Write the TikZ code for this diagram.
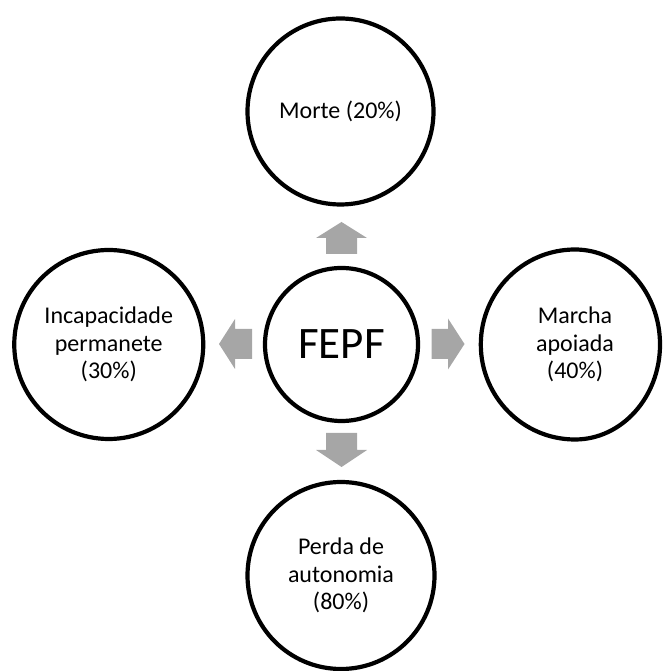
\documentclass[tikz,border=0pt]{standalone}
\usepackage{fontspec}
\setmainfont{Carlito}
\usetikzlibrary{calc}
\definecolor{arrowgray}{RGB}{166,166,166}
\begin{document}
\begin{tikzpicture}[x=1pt,y=1pt,
  ring/.style={circle, draw=black, line width=4.2pt, inner sep=0pt},
  txt/.style={align=center, font=\fontsize{24}{27.5}\selectfont, text=black},
  blockarrow/.style={fill=arrowgray, draw=none}]
\useasboundingbox (0,0) rectangle (662,671);
\clip (0,0) rectangle (662,671);
% circles
\node[ring, minimum size=153pt, font=\fontsize{45}{54}\selectfont] (c) at (341.5,326.5) {FEPF};
\node[ring, minimum size=186pt, txt] (t) at (340.5,559.5) {Morte (20\%)};
\node[ring, minimum size=189pt, txt] (l) at (108.75,326.5) {Incapacidade\\permanete\\(30\%)};
\node[ring, minimum size=187pt, txt] (b) at (341,95.5) {Perda de\\autonomia\\(80\%)};
% right circle (slightly squeezed on its right side)
\node[txt] (r) at (575,326.5) {Marcha\\apoiada\\(40\%)};
\draw[line width=4.2pt] ([yshift=95pt]r.center) arc[start angle=90, end angle=270, x radius=94.2, y radius=95]
  arc[start angle=270, end angle=450, x radius=85, y radius=95] -- cycle;
% block arrows
\coordinate (au) at (341.5,433);
\fill[blockarrow] ($(au)+(-15.5,-16)$) -- ($(au)+(15.5,-16)$) -- ($(au)+(15.5,0)$) -- ($(au)+(25.5,0)$)
  -- ($(au)+(0,16)$) -- ($(au)+(-25.5,0)$) -- ($(au)+(-15.5,0)$) -- cycle;
\coordinate (ad) at (341.5,221);
\fill[blockarrow] ($(ad)+(-15.5,17)$) -- ($(ad)+(15.5,17)$) -- ($(ad)+(15.5,0)$) -- ($(ad)+(25.5,0)$)
  -- ($(ad)+(0,-17)$) -- ($(ad)+(-25.5,0)$) -- ($(ad)+(-15.5,0)$) -- cycle;
\coordinate (al) at (235,327);
\fill[blockarrow] ($(al)+(17,-15)$) -- ($(al)+(17,15)$) -- ($(al)+(0,15)$) -- ($(al)+(0,25)$)
  -- ($(al)+(-16,0)$) -- ($(al)+(0,-25)$) -- ($(al)+(0,-15)$) -- cycle;
\coordinate (ar) at (448,327);
\fill[blockarrow] ($(ar)+(-16.5,-15)$) -- ($(ar)+(-16.5,15)$) -- ($(ar)+(0,15)$) -- ($(ar)+(0,25.5)$)
  -- ($(ar)+(16.5,0)$) -- ($(ar)+(0,-25.5)$) -- ($(ar)+(0,-15)$) -- cycle;
\end{tikzpicture}
\end{document}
^^^^^^^^^^^^^^^^
What is asked:
Without the pictures, retype the whole of the material above exactly.

Written solution:
Write the TikZ code for this diagram.
\documentclass[tikz,border=0pt]{standalone}
\usepackage{fontspec}
\setmainfont{Carlito}
\usetikzlibrary{calc}
\definecolor{arrowgray}{RGB}{166,166,166}
\begin{document}
\begin{tikzpicture}[x=1pt,y=1pt,
  ring/.style={circle, draw=black, line width=4.2pt, inner sep=0pt},
  txt/.style={align=center, font=\fontsize{24}{27.5}\selectfont, text=black},
  blockarrow/.style={fill=arrowgray, draw=none}]
\useasboundingbox (0,0) rectangle (662,671);
\clip (0,0) rectangle (662,671);
% circles
\node[ring, minimum size=153pt, font=\fontsize{45}{54}\selectfont] (c) at (341.5,326.5) {FEPF};
\node[ring, minimum size=186pt, txt] (t) at (340.5,559.5) {Morte (20\%)};
\node[ring, minimum size=189pt, txt] (l) at (108.75,326.5) {Incapacidade\\permanete\\(30\%)};
\node[ring, minimum size=187pt, txt] (b) at (341,95.5) {Perda de\\autonomia\\(80\%)};
% right circle (slightly squeezed on its right side)
\node[txt] (r) at (575,326.5) {Marcha\\apoiada\\(40\%)};
\draw[line width=4.2pt] ([yshift=95pt]r.center) arc[start angle=90, end angle=270, x radius=94.2, y radius=95]
  arc[start angle=270, end angle=450, x radius=85, y radius=95] -- cycle;
% block arrows
\coordinate (au) at (341.5,433);
\fill[blockarrow] ($(au)+(-15.5,-16)$) -- ($(au)+(15.5,-16)$) -- ($(au)+(15.5,0)$) -- ($(au)+(25.5,0)$)
  -- ($(au)+(0,16)$) -- ($(au)+(-25.5,0)$) -- ($(au)+(-15.5,0)$) -- cycle;
\coordinate (ad) at (341.5,221);
\fill[blockarrow] ($(ad)+(-15.5,17)$) -- ($(ad)+(15.5,17)$) -- ($(ad)+(15.5,0)$) -- ($(ad)+(25.5,0)$)
  -- ($(ad)+(0,-17)$) -- ($(ad)+(-25.5,0)$) -- ($(ad)+(-15.5,0)$) -- cycle;
\coordinate (al) at (235,327);
\fill[blockarrow] ($(al)+(17,-15)$) -- ($(al)+(17,15)$) -- ($(al)+(0,15)$) -- ($(al)+(0,25)$)
  -- ($(al)+(-16,0)$) -- ($(al)+(0,-25)$) -- ($(al)+(0,-15)$) -- cycle;
\coordinate (ar) at (448,327);
\fill[blockarrow] ($(ar)+(-16.5,-15)$) -- ($(ar)+(-16.5,15)$) -- ($(ar)+(0,15)$) -- ($(ar)+(0,25.5)$)
  -- ($(ar)+(16.5,0)$) -- ($(ar)+(0,-25.5)$) -- ($(ar)+(0,-15)$) -- cycle;
\end{tikzpicture}
\end{document}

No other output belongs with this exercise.